Dik, semalam aku tidur lewat tengah malam. Tadi malam tak ada hujan turun, tak seperti kemarin. Angin juga tak bertiup kencang. Kucing putih yang beberapa hari ini mulai berkeliaran di lingkungan rumahku terlihat melintas di samping kamar. Deru kipas pendingin di komputer tak terdengar lagi. Beberapa bintang glow-in-the-dark di atas kamar masih belum menampakkan keanggunannya, karena aku belum mematikan lampu. Mereka seperti saling berbisik sepertemanan, “Mengapa kita harus menunggu tengah malam untuk dibiarkan mendapat perhatian, untuk terlihat indah dengan keanggunan yang berpendar? Apa kita memang hanya diharapkan untuk menemaninya beranjak ke alam mimpi? Apakah ia memasang kita karena ia terlalu banyak keinginan, sehingga setiap tidur ia akan membisikkan bermacam keinginan sambil membayangkan ada bintang jatuh yang melintas di atasnya—dan permintaannya itu akan terkabulkan?”
Saat mulai rebahan, aku teringat banyak hal. Kepalaku tiba-tiba seperti kotak pos yang lama tak dibuka. Tadi malam seakan-akan aku menemukan kunci kotak pos itu tergeletak di depanku. Aku memungutnya, bergegas membuka kotak tua yang sepertinya diantar tadi sore. Ada bertumpuk amplop dalam kotak pos itu. Amplop cokelat, amplop putih, dan ada pula yang berwarna merah tua, dengan sedikit guntingan pita di salah satu sudutnya.

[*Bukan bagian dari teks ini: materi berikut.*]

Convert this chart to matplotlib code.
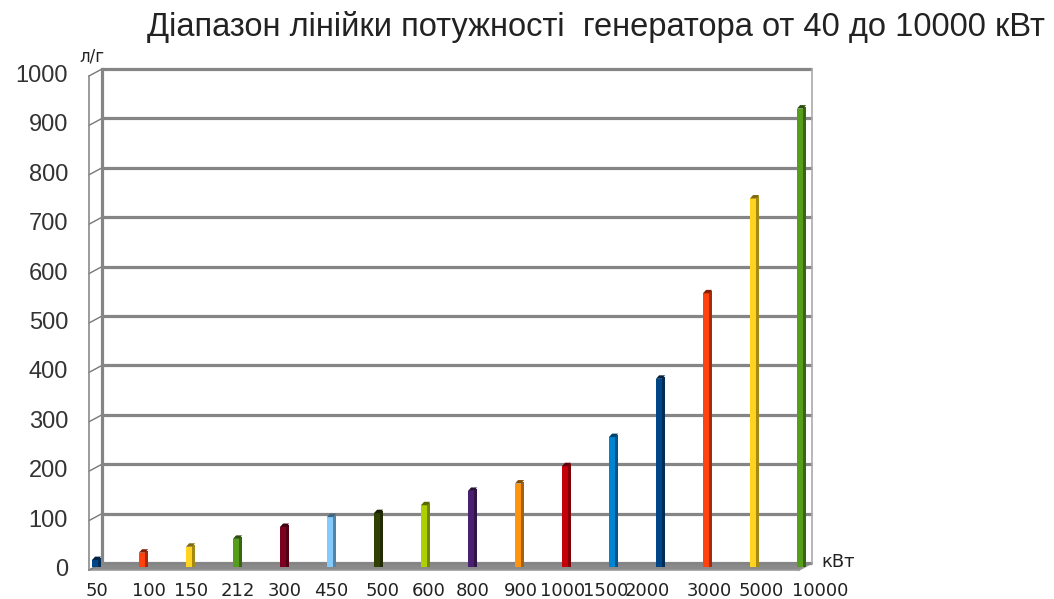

Aku mengeluarkan surat-surat itu dari kotak, kuletakkan di hadapanku. Begitu lama aku tak memeriksa kotak pos ini. Petugas pos tadi sore bilang, surat-surat ini katanya dikirim dari suatu tempat bernama Gudang Ide yang Terpendam. Dia tak menjelaskan di mana persisnya tempat itu. Aku mencoba mencari penjelasan dengan memerhatikan stempel pos di tiap amplop surat, tapi aku tak menemukan apa-apa. Hanya stempel kantor pos kecamatan dengan tanggal penerimaan. Melihat tanggal-tanggal itu, aku kemudian mencoba mengurutkan surat-surat itu sesuai tanggal penerimaan.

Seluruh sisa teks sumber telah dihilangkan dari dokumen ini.